At night, the cabinet and markers will glow, lighting up the park as a reminder of the care needed to protect the beauty and dynamism of public spaces that we own in common. “What Do We Have In Common?” will be on view for 30 days.
“What Janet Zweig has so poetically brought to light is the crux of this work of being stewards of common resources: bringing people together to take care of something we all deeply value. Our partnership over these past 50 years has made us stronger and it makes our parks better for future generations,” Liz Vizza, Friends of the Public Garden President, said.
The cabinet will also serve as a Giving Library for the public to take texts on the theme of shared resources. There will be fiction, poetry, children’s books, and histories of Boston Common, available for all to take and book plates will be signed by Zweig. Reflective of the Common’s rich cultural diversity, 34 of the 200 markers in the cabinet will be in Spanish, Haitian Creole, Mandarin, Cantonese, Vietnamese, and Cape Verdean Creole. Many of the Guides, who will be prompting conversations with the public, will self-identify as Black, Indigenous, and People of Color.
“Participatory public art enlivens spaces and galvanizes people,” Now + There’s Executive Director Kate Gilbert said. “With Janet Zweig’s decades-long history of sparking contemplation through subtly whimsical approaches, plus the 10 Boston area citizens acting as the pulse of ‘What Do We Have In Common?,’ we’re posing provocative questions that invite reflection and discussion about commonality in a way that encourages everyone to be part of crafting alternative solutions. This is the power of public art.”

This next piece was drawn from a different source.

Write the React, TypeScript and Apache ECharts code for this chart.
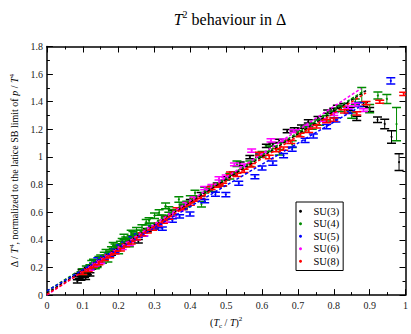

For Zweig, who lived in Boston and Cambridge in the 1980s and now resides in New York, this is her first public art commission in Boston. She has worked in the public art realm since the 1990s, consistently creating work that speaks to environmental issues. Her major projects include a kinetic installation on a pier along the Sacramento River, a performance space in a prairie on a Kansas City downtown green roof, a generative sentence wall in downtown Columbus, a light installation and memorial in Pittsburgh, a system-wide interactive project for eleven Light Rail train stations in Minneapolis, and a 1200′ frieze at the Prince Street subway in New York. While she has created public sculpture, interactive works, and performance, “What Do We Have in Common?” seamlessly brings all three elements together for the first time.

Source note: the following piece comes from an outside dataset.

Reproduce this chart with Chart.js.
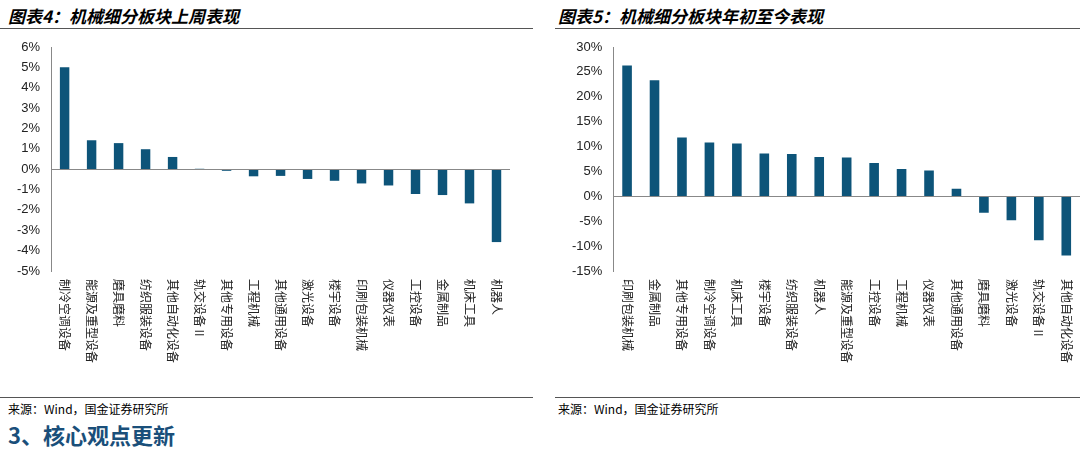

“After much research, I had more questions than answers about the idea of commons,” Zweig said. “The markers ask a lot of those questions. I am hoping the Guides, who spread the markers to the wider public around the park over the month, will facilitate many questions including an important one for us all: What do we have in common?”
ABOUT THE ARTIST
Janet Zweig is an artist based in Brooklyn, NY who works primarily in the public realm. Her sculpture and books have been exhibited widely in such places as the Brooklyn Museum of Art, Exit Art, PS1 Museum, the Walker Art Center, and Cooper Union. Awards include the Rome Prize Fellowship, NEA fellowships, and residencies at PS1 Museum and the MacDowell Colony. She currently has a year-long residency with the New York City Mayor’s Office of Sustainability and teaches at the Rhode Island School of Design and Brown University.
ABOUT NOW + THERE
Now + There (N+T) is a non-profit public art curator changing the landscape with temporary and site-specific public artworks. Through its curatorial efforts, N+T is transforming Boston into a public art city by creating a portfolio of projects that supports artistic risk-taking, community dialogue, and cultural change. Fostering artists of many diverse backgrounds and inspiring the public to create bold art experiences that open minds, conversations, and spaces across Boston is the organization’s goal, resulting in a more open, equitable, and vibrant city. (www.nowandthere.org).
ABOUT FRIENDS OF THE PUBLIC GARDEN
For 50 years, Friends of the Public Garden has been caring and advocating for these precious resources. One of our nation’s first parks advocacy groups, FOPG was formed in 1970 by a group of neighbors, to begin the work of saving the Common, Garden, and Mall, after decades of neglect. Through the decades, FOPG has brought people and partners together with the city to nurture these three historic greenspaces and the collection of public art within them, committed to ensuring the parks are welcoming spaces for all.